If the one who dedicates the house wishes to buy it back, they must add one-fifth to its valued price, and it will be theirs again.
If a person dedicates part of the land from their family property to the LORD, the value will be set according to the seed needed to plant it: fifty silver shekels per homer of barley seed.
If the person dedicates the piece of land during the Jubilee year, its value will stay fixed.
But if the person dedicates the piece after the Jubilee year, the priest will calculate the price according to the years that are left until the next Jubilee year, and the value will be reduced.

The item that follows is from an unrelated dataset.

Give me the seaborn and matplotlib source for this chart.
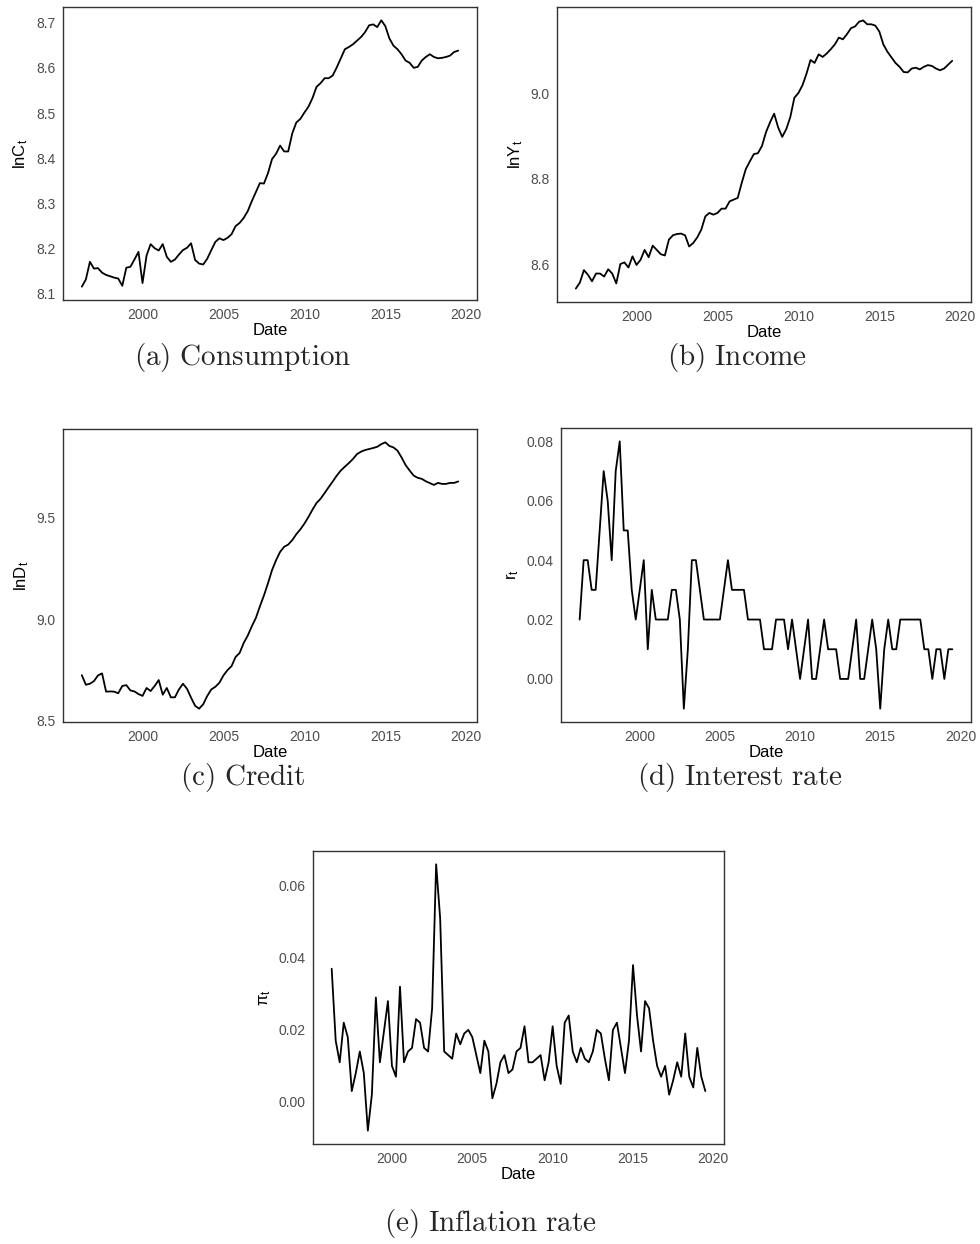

If the one who dedicates the land wishes to buy it back, they must add one-fifth to its valued price, and it will be theirs again.
But if they do not buy it back or if it was sold to someone else, it is no longer able to be bought back.
When the piece of land is released in the Jubilee year, it will be holy to the LORD like a piece of devoted land; it will be the priest's property.
If the person dedicates land they purchased to the LORD—land that is not part of their family property—
the priest will calculate the amount of its value until the Jubilee year. The person must pay the value on that day as a holy donation to the LORD.
In the Jubilee year the piece of land will return to the seller, to the one who is the original owner of the family property.
Every value will be according to the sanctuary's shekel. The shekel will be twenty gerahs.
But note that a person cannot dedicate any oldest offspring from livestock, which already belongs to the LORD because it is the oldest. Whether ox or sheep, it belongs to the LORD.
If it is an unclean animal, it may be bought back at its value plus twenty percent. If it is not bought back, it will be sold at its set value.
Also note that everything someone devotes to the LORD from their possessions—whether humans, animals, or pieces of land from their family property—cannot be sold or bought back. Every devoted thing is most holy to the LORD.
No human beings that have been devoted can be bought back; they must be executed.
All tenth-part gifts from the land, whether of seed from the ground or fruit from the trees, belong to the LORD; they are holy to the LORD.
If someone wishes to buy back part of their tenth-part gift, they must add one-fifth to it.
All tenth-part gifts from a herd or flock—every tenth animal that passes under the shepherd's staff—will be holy to the LORD.
The one bringing the tenth-part gift must not pick out the good from the bad, and cannot substitute any animal. But if one should substitute an animal, both it and the substitute will be holy and cannot be bought back.
These are the commands that the LORD gave Moses on Mount Sinai for the Israelites.